The Jean Paul Sofia magisterial inquiry makes the following observation:

“This in genere inquiry did not and could not have had the direct objective of examining whether administrative and or legislative failures came into play. The evidence gathered by the undersigned indicates institutional, systemic, and legislative failures. This also emerged from the report by the expert Perit Professor Alex Torpiano. That however is secondary to the objectives of the in genere inquiry which is part of the criminal investigation. If anything, these failures would be part of other investigations by the competent authorities set up by law.”

That paragraph is not the one Robert Abela wants us to read. He wants us to be angry at the architect and the developer and the builder who did such a shoddy job in Kordin that they must be prosecuted for causing the death of Jean Paul Sofia. Of course, we’re very angry at them. We have every right to be. We license architects and builders because if I were to try to build something in concrete it will be certain to fall and hurt or kill someone. I don’t have the competence to do it, so I’m told to trust the people who are certified to do it.

It was exquisitely painful to read how the architect ostensibly supervising the construction of the building never actually visited the site. I don’t know if it is now an accepted work practice for architects to supervise and certify construction over WhatsApp. I rather suspect that though perhaps far from universal, not every building built this way is doomed to immediately collapse. It’s the rest of us who are doomed to live with unsafe building sites and unsightly construction projects.

That’s the stuff Robert Abela wants us talking about because from his point of view what would be worse is having us talk about the fact that the criminal inquiry has gathered evidence that indicates institutional, systemic, and legislative failures. The criminal inquiry says that it could not assess whether these failures had a role in the death of Jean Paul Sofia. But that’s the opposite of ruling out that they did. What the magistrate did there is to suggest that the failures may very well have come into play and if the matter is limited to a criminal inquiry we’ll never really know.

I’m generally queasy about this very public reading of the inquiry’s findings while prosecutions have barely started. It feels like an open invitation for the accused to claim that the state has convicted them in a court of public opinion before they’ve ever faced a judge.

What is even more revolting is that the state is taking the risk of facing the accusation of denying these people the right to a fair hearing because that, from the point of view of Robert Abela, is not as high a price as a debate about the failures he is responsible for, and which may have been part of the cause of the death of Jean Paul Sofia.
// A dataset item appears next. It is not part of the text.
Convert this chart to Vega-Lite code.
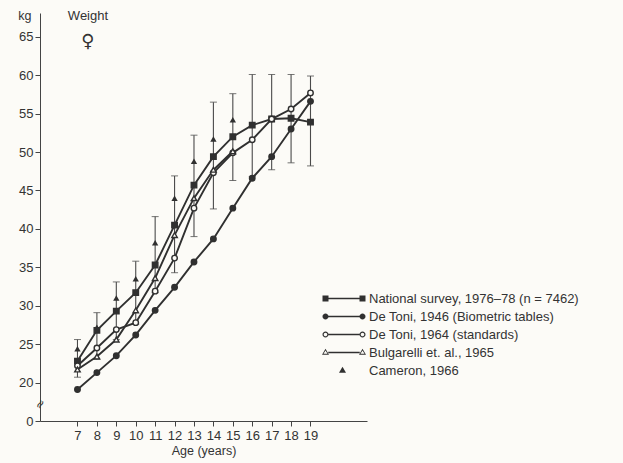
{
  "$schema": "https://vega.github.io/schema/vega-lite/v6.json",
  "width": 327,
  "height": 408,
  "autosize": {"type": "none"},
  "padding": {"left": 40, "top": 13, "right": 256, "bottom": 42},
  "background": "#fcfbf7",
  "config": {
    "view": {"stroke": null},
    "font": "Liberation Sans",
    "axis": {"grid": false, "domainColor": "#444", "tickColor": "#444", "labelColor": "#333", "titleColor": "#333", "labelFont": "Liberation Sans", "titleFont": "Liberation Sans", "titleFontWeight": "normal", "labelOverlap": false}
  },
  "datasets": {
    "lines": [
      {"series": "National survey, 1976–78 (n = 7462)", "age": 7, "kg": 22.8},
      {"series": "National survey, 1976–78 (n = 7462)", "age": 8, "kg": 26.8},
      {"series": "National survey, 1976–78 (n = 7462)", "age": 9, "kg": 29.3},
      {"series": "National survey, 1976–78 (n = 7462)", "age": 10, "kg": 31.7},
      {"series": "National survey, 1976–78 (n = 7462)", "age": 11, "kg": 35.3},
      {"series": "National survey, 1976–78 (n = 7462)", "age": 12, "kg": 40.5},
      {"series": "National survey, 1976–78 (n = 7462)", "age": 13, "kg": 45.7},
      {"series": "National survey, 1976–78 (n = 7462)", "age": 14, "kg": 49.4},
      {"series": "National survey, 1976–78 (n = 7462)", "age": 15, "kg": 52.0},
      {"series": "National survey, 1976–78 (n = 7462)", "age": 16, "kg": 53.5},
      {"series": "National survey, 1976–78 (n = 7462)", "age": 17, "kg": 54.3},
      {"series": "National survey, 1976–78 (n = 7462)", "age": 18, "kg": 54.4},
      {"series": "National survey, 1976–78 (n = 7462)", "age": 19, "kg": 53.9},
      {"series": "De Toni, 1946 (Biometric tables)", "age": 7, "kg": 19.1},
      {"series": "De Toni, 1946 (Biometric tables)", "age": 8, "kg": 21.3},
      {"series": "De Toni, 1946 (Biometric tables)", "age": 9, "kg": 23.5},
      {"series": "De Toni, 1946 (Biometric tables)", "age": 10, "kg": 26.2},
      {"series": "De Toni, 1946 (Biometric tables)", "age": 11, "kg": 29.4},
      {"series": "De Toni, 1946 (Biometric tables)", "age": 12, "kg": 32.4},
      {"series": "De Toni, 1946 (Biometric tables)", "age": 13, "kg": 35.7},
      {"series": "De Toni, 1946 (Biometric tables)", "age": 14, "kg": 38.7},
      {"series": "De Toni, 1946 (Biometric tables)", "age": 15, "kg": 42.7},
      {"series": "De Toni, 1946 (Biometric tables)", "age": 16, "kg": 46.6},
      {"series": "De Toni, 1946 (Biometric tables)", "age": 17, "kg": 49.4},
      {"series": "De Toni, 1946 (Biometric tables)", "age": 18, "kg": 53.0},
      {"series": "De Toni, 1946 (Biometric tables)", "age": 19, "kg": 56.6},
      {"series": "De Toni, 1964 (standards)", "age": 7, "kg": 22.2},
      {"series": "De Toni, 1964 (standards)", "age": 8, "kg": 24.5},
      {"series": "De Toni, 1964 (standards)", "age": 9, "kg": 26.9},
      {"series": "De Toni, 1964 (standards)", "age": 10, "kg": 27.8},
      {"series": "De Toni, 1964 (standards)", "age": 11, "kg": 31.9},
      {"series": "De Toni, 1964 (standards)", "age": 12, "kg": 36.2},
      {"series": "De Toni, 1964 (standards)", "age": 13, "kg": 42.7},
      {"series": "De Toni, 1964 (standards)", "age": 14, "kg": 47.3},
      {"series": "De Toni, 1964 (standards)", "age": 15, "kg": 49.9},
      {"series": "De Toni, 1964 (standards)", "age": 16, "kg": 51.6},
      {"series": "De Toni, 1964 (standards)", "age": 17, "kg": 54.3},
      {"series": "De Toni, 1964 (standards)", "age": 18, "kg": 55.6},
      {"series": "De Toni, 1964 (standards)", "age": 19, "kg": 57.7},
      {"series": "Bulgarelli et. al., 1965", "age": 7, "kg": 21.7},
      {"series": "Bulgarelli et. al., 1965", "age": 8, "kg": 23.4},
      {"series": "Bulgarelli et. al., 1965", "age": 9, "kg": 25.6},
      {"series": "Bulgarelli et. al., 1965", "age": 10, "kg": 29.4},
      {"series": "Bulgarelli et. al., 1965", "age": 11, "kg": 33.6},
      {"series": "Bulgarelli et. al., 1965", "age": 12, "kg": 39.2},
      {"series": "Bulgarelli et. al., 1965", "age": 13, "kg": 44.0},
      {"series": "Bulgarelli et. al., 1965", "age": 14, "kg": 47.7},
      {"series": "Bulgarelli et. al., 1965", "age": 15, "kg": 50.1}
    ],
    "sd": [
      {"age": 7, "low": 20.7, "high": 25.6},
      {"age": 8, "low": 23.0, "high": 29.1},
      {"age": 9, "low": 25.6, "high": 33.1},
      {"age": 10, "low": 27.6, "high": 35.8},
      {"age": 11, "low": 31.7, "high": 41.6},
      {"age": 12, "low": 34.3, "high": 46.9},
      {"age": 13, "low": 39.0, "high": 52.2},
      {"age": 14, "low": 42.6, "high": 56.5},
      {"age": 15, "low": 46.3, "high": 57.6},
      {"age": 16, "low": 46.8, "high": 60.1},
      {"age": 17, "low": 47.7, "high": 60.1},
      {"age": 18, "low": 48.6, "high": 60.1},
      {"age": 19, "low": 48.2, "high": 59.9}
    ],
    "cam": [
      {"age": 7, "kg": 24.4},
      {"age": 8, "kg": 27.2},
      {"age": 9, "kg": 31.0},
      {"age": 10, "kg": 33.5},
      {"age": 11, "kg": 38.2},
      {"age": 12, "kg": 44.0},
      {"age": 13, "kg": 48.8},
      {"age": 14, "kg": 51.7},
      {"age": 15, "kg": 54.2}
    ]
  },
  "layer": [
    {
      "data": {"name": "lines"},
      "mark": {"type": "line", "color": "#303030", "strokeWidth": 1.9},
      "encoding": {
        "x": {"field": "age", "type": "quantitative", "title": "Age (years)", "scale": {"domain": [5.07, 21.91], "nice": false, "zero": false},
          "axis": {"values": [7,8,9,10,11,12,13,14,15,16,17,18,19], "title": "Age (years)", "labelFontSize": 13, "titleFontSize": 12.5, "tickSize": 5, "labelPadding": 3, "titlePadding": 2, "labelFlush": false, "labelOverlap": false, "tickCount": 13}},
        "y": {"field": "kg", "type": "quantitative", "title": "kg", "scale": {"domain": [15, 68.1], "nice": false, "zero": false},
          "axis": {"values": [15,20,25,30,35,40,45,50,55,60,65], "labelExpr": "datum.value == 15 ? '0' : datum.label", "labelFontSize": 13, "tickSize": 5, "labelPadding": 2, "labelOverlap": false, "title": "kg", "titleAngle": 0, "titleAlign": "right", "titleBaseline": "middle", "titleX": -9, "titleY": 2, "titleFontSize": 12.5}},
        "detail": {"field": "series"}
      }
    },
    {
      "data": {"name": "sd"},
      "mark": {"type": "errorbar", "ticks": {"size": 7, "color": "#3a3a3a", "strokeWidth": 1.1}, "rule": {"color": "#4a4a4a", "strokeWidth": 1.1}},
      "encoding": {
        "x": {"field": "age", "type": "quantitative", "title": "Age (years)"},
        "y": {"field": "low", "type": "quantitative", "title": "kg"},
        "y2": {"field": "high", "title": "kg"}
      }
    },
    {
      "data": {"name": "lines"},
      "mark": {"type": "point", "stroke": "#303030", "strokeWidth": 1.4, "opacity": 1},
      "encoding": {
        "x": {"field": "age", "type": "quantitative", "title": "Age (years)"},
        "y": {"field": "kg", "type": "quantitative", "title": "kg"},
        "shape": {"field": "series", "type": "nominal", "legend": null,
          "scale": {"domain": ["National survey, 1976–78 (n = 7462)", "De Toni, 1946 (Biometric tables)", "De Toni, 1964 (standards)", "Bulgarelli et. al., 1965"], "range": ["square", "circle", "circle", "triangle-up"]}},
        "fill": {"field": "series", "type": "nominal", "legend": null,
          "scale": {"domain": ["National survey, 1976–78 (n = 7462)", "De Toni, 1946 (Biometric tables)", "De Toni, 1964 (standards)", "Bulgarelli et. al., 1965"], "range": ["#303030", "#303030", "#fcfbf7", "#fcfbf7"]}},
        "size": {"value": 30}
      }
    },
    {
      "data": {"name": "cam"},
      "mark": {"type": "point", "shape": "triangle-up", "filled": true, "color": "#303030", "size": 40, "opacity": 1},
      "encoding": {
        "x": {"field": "age", "type": "quantitative", "title": "Age (years)"},
        "y": {"field": "kg", "type": "quantitative", "title": "kg"}
      }
    },
    {
      "data": {"name": "lines"},
      "transform": [{"filter": "datum.age < 0"}],
      "mark": {"type": "point", "filled": true, "color": "#303030", "opacity": 1},
      "encoding": {
        "x": {"field": "age", "type": "quantitative", "title": "Age (years)"},
        "y": {"field": "kg", "type": "quantitative", "title": "kg"},
        "shape": {"field": "series", "type": "nominal",
          "scale": {"domain": ["National survey, 1976–78 (n = 7462)", "De Toni, 1946 (Biometric tables)", "De Toni, 1964 (standards)", "Bulgarelli et. al., 1965", "Cameron, 1966"],
            "range": [
              "M-0.6,-0.6H0.6V0.6H-0.6ZM6.8,-0.6H8V0.6H6.8ZM0.5,-0.16H6.9V0.16H0.5Z",
              "M0.6,0A0.6,0.6 0 1,1 -0.6,0A0.6,0.6 0 1,1 0.6,0ZM8,0A0.6,0.6 0 1,1 6.8,0A0.6,0.6 0 1,1 8,0ZM0.5,-0.16H6.9V0.16H0.5Z",
              "M0.6,0A0.6,0.6 0 1,1 -0.6,0A0.6,0.6 0 1,1 0.6,0ZM0.36,0A0.36,0.36 0 1,0 -0.36,0A0.36,0.36 0 1,0 0.36,0ZM8,0A0.6,0.6 0 1,1 6.8,0A0.6,0.6 0 1,1 8,0ZM7.76,0A0.36,0.36 0 1,0 7.04,0A0.36,0.36 0 1,0 7.76,0ZM0.6,-0.16H6.8V0.16H0.6Z",
              "M0,-0.75L0.7,0.45L-0.7,0.45ZM0,-0.38L-0.4,0.25L0.4,0.25ZM7.4,-0.75L8.1,0.45L6.7,0.45ZM7.4,-0.38L7,0.25L7.8,0.25ZM0.55,-0.16H6.85V0.16H0.55Z",
              "M3.4,-0.75L4.1,0.45L2.7,0.45Z"
            ]},
          "legend": {"orient": "none", "legendX": 279, "legendY": 279, "title": null, "symbolSize": 100, "symbolStrokeWidth": 0, "symbolFillColor": "#303030", "symbolOpacity": 1, "labelOffset": 37, "labelFontSize": 13, "labelColor": "#333", "labelFont": "Liberation Sans", "rowPadding": 4, "labelLimit": 300}
        }
      }
    },
    {
      "data": {"values": [{}]},
      "mark": {"type": "text", "fontSize": 13, "color": "#333", "font": "Liberation Sans", "baseline": "middle", "align": "center"},
      "encoding": {"x": {"datum": 7.54}, "y": {"datum": 67.7}, "text": {"value": "Weight"}}
    },
    {
      "data": {"values": [{}]},
      "mark": {"type": "text", "fontSize": 18, "color": "#333", "font": "DejaVu Sans", "baseline": "middle", "align": "center"},
      "encoding": {"x": {"datum": 7.54}, "y": {"datum": 64.3}, "text": {"value": "♀"}}
    },
    {
      "data": {"values": [{}]},
      "mark": {"type": "text", "fontSize": 12, "color": "#333", "font": "DejaVu Sans", "baseline": "middle", "align": "center", "angle": 300, "clip": false},
      "encoding": {"x": {"datum": 5.07}, "y": {"datum": 17.2}, "text": {"value": "≈"}}
    }
  ],
  "resolve": {"scale": {"shape": "independent", "fill": "independent"}}
}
And, of course, the cause of all the deaths of people falling like flies on construction sites would be the same institutional, systemic, and legislative failures which this inquiry noticed in the Jean Paul Sofia case, but which must surely be relevant in the many other incidents.

For that is the nature of a systemic failure, right? It’s the system which is broken. And the system is broken in the case of every construction site, whether someone has died there or not. If the institutions, the ones Robert Abela asked us to trust so many times, are not working, they’re failing everyone, even those who are not failed to the extent that their life is lost.

That paragraph there about the institutional failures could be the very reason Robert Abela made a U-turn over the space of five days and after fighting in Parliament to ensure a public inquiry is not convened because a magisterial inquiry would, once complete, finish the job of securing justice, decided to convene a public inquiry a mere hours before the magisterial inquiry was completed.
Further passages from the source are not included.